Your instructions >> Print the records below exactly, from the line containing "Write the Plotly code for this chart." down to the line containing "y_ticks = [1, 2, 3, 4, 5]", both lines included, and omit every picture.

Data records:
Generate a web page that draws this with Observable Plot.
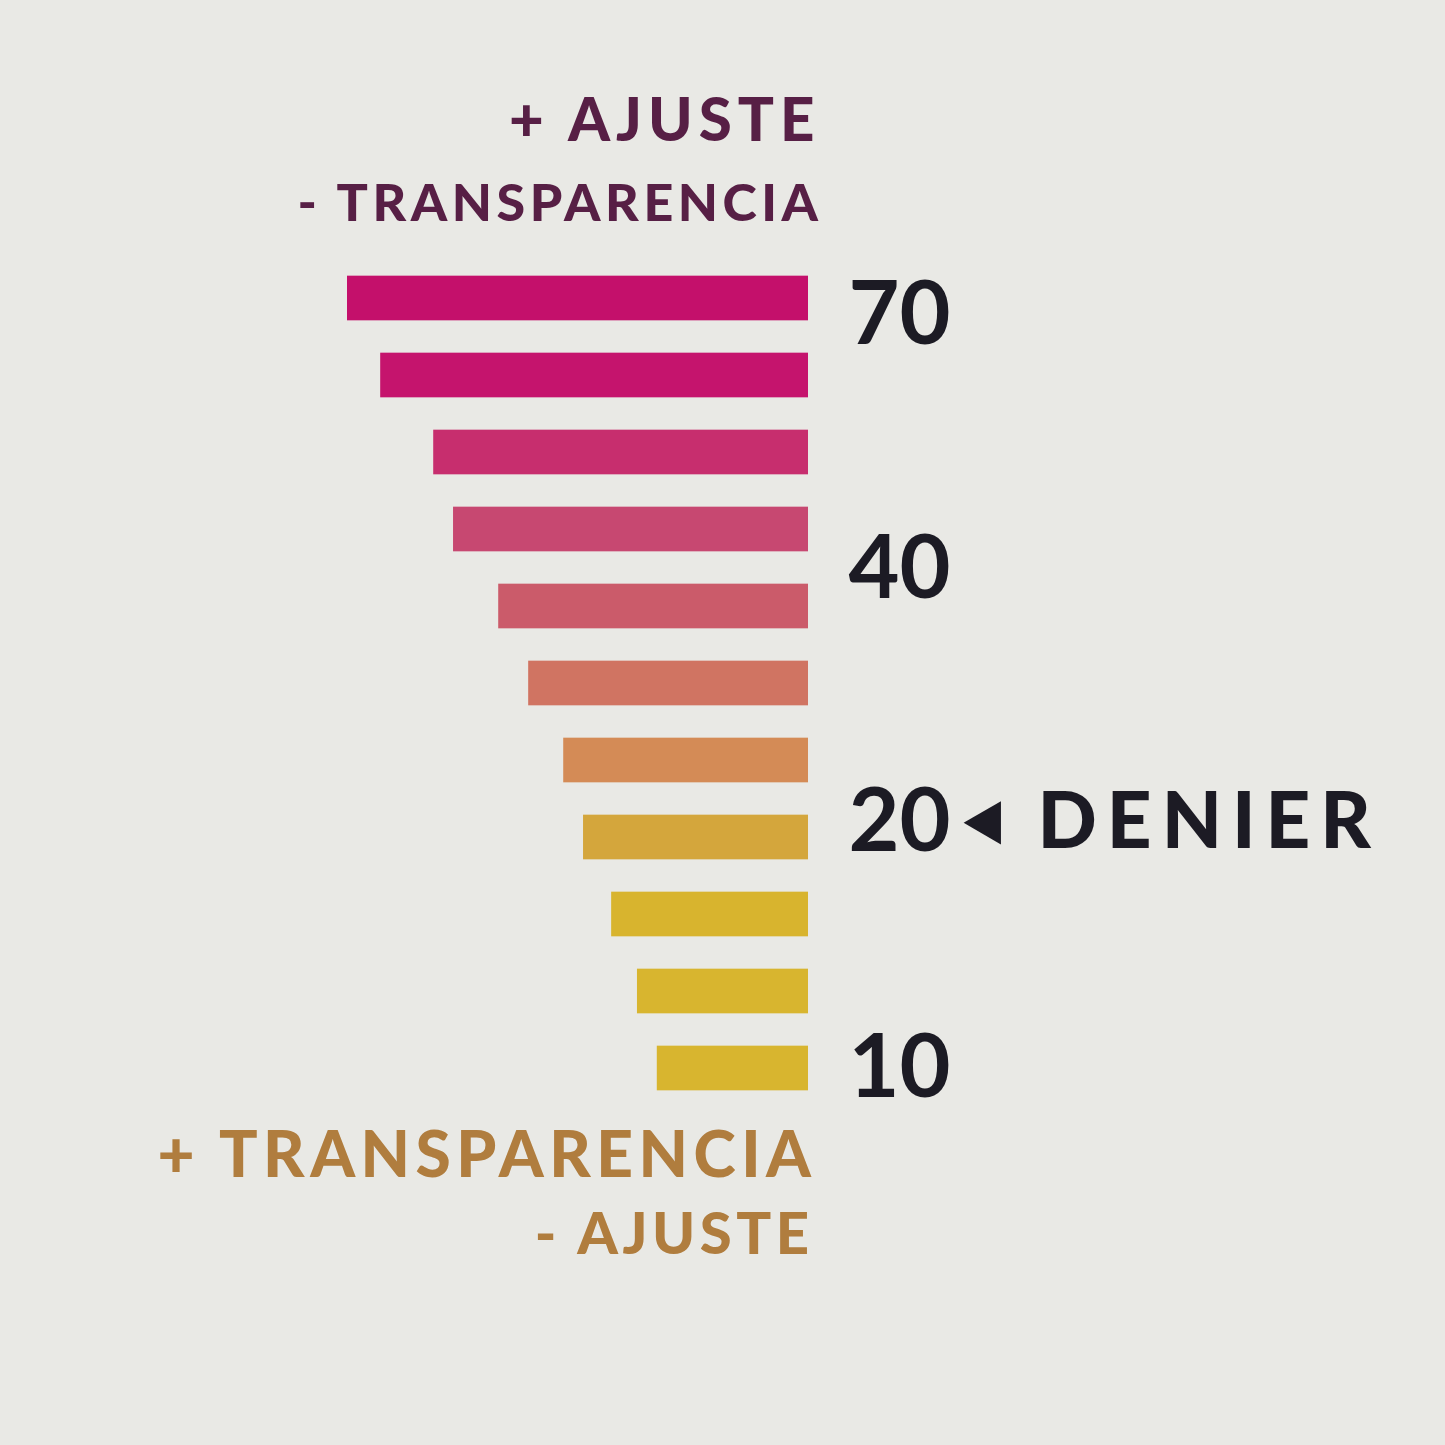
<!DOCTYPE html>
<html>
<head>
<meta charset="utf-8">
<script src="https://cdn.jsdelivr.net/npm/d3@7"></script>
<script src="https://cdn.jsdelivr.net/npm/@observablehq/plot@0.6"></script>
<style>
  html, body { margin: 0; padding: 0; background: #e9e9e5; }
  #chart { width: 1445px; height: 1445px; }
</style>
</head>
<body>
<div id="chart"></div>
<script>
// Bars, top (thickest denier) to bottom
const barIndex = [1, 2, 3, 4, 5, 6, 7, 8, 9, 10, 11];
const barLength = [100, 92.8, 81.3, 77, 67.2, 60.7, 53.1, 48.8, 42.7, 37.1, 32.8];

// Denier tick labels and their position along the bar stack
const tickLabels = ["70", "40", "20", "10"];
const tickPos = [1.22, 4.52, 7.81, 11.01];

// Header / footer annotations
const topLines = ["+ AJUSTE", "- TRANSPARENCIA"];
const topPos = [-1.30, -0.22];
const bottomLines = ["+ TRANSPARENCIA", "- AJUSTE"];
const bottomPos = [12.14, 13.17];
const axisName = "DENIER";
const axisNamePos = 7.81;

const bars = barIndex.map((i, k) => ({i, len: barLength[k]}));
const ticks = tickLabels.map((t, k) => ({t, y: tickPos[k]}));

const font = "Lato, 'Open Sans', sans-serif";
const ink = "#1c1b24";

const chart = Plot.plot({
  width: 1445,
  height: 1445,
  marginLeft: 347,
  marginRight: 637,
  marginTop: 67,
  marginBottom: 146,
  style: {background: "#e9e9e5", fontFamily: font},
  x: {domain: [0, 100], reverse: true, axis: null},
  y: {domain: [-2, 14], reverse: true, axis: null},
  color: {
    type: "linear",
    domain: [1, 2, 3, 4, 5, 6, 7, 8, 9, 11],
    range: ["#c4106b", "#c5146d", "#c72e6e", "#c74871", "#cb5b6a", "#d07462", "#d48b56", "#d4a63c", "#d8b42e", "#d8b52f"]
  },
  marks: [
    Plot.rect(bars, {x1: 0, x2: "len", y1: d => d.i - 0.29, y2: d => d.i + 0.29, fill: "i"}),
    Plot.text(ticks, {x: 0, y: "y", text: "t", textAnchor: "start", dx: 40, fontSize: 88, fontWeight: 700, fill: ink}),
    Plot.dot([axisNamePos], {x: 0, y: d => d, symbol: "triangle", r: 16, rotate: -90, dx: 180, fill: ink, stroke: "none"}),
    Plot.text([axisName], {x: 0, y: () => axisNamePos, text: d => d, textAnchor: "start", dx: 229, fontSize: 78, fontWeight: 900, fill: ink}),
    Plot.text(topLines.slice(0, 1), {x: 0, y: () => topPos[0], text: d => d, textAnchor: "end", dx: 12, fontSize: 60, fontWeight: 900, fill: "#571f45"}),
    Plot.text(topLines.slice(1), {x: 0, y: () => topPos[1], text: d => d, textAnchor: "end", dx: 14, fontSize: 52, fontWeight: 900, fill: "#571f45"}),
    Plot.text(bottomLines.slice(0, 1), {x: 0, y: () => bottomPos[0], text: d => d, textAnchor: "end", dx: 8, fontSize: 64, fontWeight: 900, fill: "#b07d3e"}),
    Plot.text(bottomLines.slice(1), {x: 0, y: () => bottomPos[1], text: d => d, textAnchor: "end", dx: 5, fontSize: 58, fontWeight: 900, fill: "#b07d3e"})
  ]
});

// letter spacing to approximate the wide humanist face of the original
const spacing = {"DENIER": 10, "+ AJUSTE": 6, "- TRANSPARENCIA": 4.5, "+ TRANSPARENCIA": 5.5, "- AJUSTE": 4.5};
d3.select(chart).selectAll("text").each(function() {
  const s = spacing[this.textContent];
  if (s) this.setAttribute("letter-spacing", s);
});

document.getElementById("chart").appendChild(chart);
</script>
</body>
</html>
* * *
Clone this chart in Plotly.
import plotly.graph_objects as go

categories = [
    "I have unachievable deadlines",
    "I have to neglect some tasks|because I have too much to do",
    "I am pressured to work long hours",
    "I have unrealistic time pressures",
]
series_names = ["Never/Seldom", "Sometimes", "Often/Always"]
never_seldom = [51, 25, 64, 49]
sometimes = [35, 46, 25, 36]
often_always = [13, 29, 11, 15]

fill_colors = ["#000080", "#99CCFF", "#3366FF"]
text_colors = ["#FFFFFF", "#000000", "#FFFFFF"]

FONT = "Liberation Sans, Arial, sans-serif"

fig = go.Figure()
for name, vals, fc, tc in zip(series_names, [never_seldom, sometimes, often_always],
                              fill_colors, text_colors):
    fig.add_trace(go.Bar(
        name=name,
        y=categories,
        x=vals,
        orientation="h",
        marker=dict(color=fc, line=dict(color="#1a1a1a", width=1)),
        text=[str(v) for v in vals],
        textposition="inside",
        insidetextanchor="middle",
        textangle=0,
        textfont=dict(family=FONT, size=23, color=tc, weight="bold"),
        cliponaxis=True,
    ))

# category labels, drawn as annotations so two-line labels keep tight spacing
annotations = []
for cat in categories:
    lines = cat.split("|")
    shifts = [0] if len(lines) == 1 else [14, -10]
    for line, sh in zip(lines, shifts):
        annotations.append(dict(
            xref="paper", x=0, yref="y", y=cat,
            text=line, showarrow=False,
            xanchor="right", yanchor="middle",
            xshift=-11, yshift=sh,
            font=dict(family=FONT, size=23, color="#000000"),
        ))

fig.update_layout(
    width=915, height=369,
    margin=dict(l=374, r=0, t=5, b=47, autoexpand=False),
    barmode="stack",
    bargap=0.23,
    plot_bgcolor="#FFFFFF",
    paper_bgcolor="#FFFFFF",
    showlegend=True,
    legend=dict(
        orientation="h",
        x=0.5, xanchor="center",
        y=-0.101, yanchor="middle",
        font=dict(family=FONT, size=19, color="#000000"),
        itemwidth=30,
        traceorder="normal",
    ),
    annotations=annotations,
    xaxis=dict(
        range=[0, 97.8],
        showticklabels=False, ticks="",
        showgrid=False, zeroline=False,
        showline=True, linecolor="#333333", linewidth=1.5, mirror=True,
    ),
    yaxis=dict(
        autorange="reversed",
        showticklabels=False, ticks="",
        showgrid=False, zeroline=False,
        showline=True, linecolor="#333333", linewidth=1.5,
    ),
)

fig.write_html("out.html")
==
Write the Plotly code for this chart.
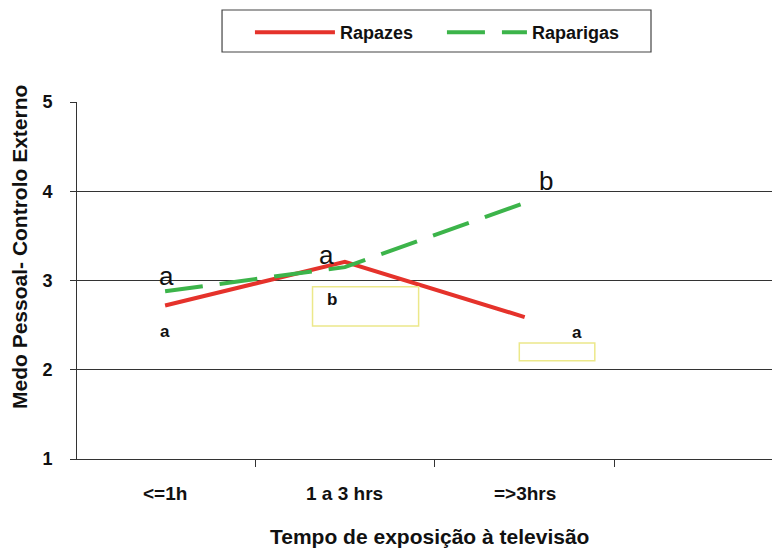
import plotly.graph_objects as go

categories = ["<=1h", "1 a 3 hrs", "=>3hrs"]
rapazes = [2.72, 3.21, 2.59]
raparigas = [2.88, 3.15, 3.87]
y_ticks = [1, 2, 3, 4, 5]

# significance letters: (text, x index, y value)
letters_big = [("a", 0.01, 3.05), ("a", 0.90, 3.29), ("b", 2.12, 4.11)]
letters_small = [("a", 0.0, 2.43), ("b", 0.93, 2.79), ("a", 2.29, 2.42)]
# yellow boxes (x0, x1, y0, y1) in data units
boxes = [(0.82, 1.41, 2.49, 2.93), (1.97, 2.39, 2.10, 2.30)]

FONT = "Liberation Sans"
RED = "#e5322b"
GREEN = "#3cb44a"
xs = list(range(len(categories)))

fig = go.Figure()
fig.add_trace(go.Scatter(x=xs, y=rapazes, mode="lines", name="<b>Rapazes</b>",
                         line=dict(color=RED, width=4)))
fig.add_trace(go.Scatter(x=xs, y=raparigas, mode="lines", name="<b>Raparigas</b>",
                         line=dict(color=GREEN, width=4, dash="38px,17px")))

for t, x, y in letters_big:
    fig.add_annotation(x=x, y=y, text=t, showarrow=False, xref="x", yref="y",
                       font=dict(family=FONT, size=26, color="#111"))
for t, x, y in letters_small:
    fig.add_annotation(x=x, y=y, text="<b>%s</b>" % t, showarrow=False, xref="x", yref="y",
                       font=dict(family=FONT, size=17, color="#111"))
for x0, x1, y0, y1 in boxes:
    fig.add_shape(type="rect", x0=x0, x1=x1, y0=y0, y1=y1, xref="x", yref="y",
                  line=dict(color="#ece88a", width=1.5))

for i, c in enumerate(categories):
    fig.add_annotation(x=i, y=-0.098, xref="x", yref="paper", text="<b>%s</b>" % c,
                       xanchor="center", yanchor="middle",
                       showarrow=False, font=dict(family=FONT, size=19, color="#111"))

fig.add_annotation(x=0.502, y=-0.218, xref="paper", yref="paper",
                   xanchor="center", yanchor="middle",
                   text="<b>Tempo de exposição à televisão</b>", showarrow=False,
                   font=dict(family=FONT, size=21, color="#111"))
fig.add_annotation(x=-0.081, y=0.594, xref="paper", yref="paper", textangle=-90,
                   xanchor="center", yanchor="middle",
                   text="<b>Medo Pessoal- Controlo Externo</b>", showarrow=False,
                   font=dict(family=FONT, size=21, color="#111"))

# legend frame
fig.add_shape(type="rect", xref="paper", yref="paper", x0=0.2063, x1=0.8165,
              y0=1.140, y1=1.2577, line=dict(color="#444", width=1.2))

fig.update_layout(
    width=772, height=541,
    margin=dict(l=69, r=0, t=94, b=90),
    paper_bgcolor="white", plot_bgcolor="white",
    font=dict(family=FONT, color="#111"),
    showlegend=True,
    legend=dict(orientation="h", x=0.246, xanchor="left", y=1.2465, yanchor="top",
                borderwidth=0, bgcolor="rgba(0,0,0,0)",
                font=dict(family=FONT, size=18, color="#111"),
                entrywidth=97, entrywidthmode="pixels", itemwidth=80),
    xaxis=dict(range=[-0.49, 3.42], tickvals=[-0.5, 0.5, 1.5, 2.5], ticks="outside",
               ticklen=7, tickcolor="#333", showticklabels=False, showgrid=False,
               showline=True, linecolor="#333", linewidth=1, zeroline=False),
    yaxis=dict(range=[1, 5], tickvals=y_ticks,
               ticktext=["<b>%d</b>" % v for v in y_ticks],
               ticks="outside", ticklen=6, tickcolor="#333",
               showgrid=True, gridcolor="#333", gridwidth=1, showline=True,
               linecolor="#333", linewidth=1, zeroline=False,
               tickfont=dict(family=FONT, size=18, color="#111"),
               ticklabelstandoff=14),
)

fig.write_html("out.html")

Output of the task >>
Write the Plotly code for this chart.
import plotly.graph_objects as go

categories = ["<=1h", "1 a 3 hrs", "=>3hrs"]
rapazes = [2.72, 3.21, 2.59]
raparigas = [2.88, 3.15, 3.87]
y_ticks = [1, 2, 3, 4, 5]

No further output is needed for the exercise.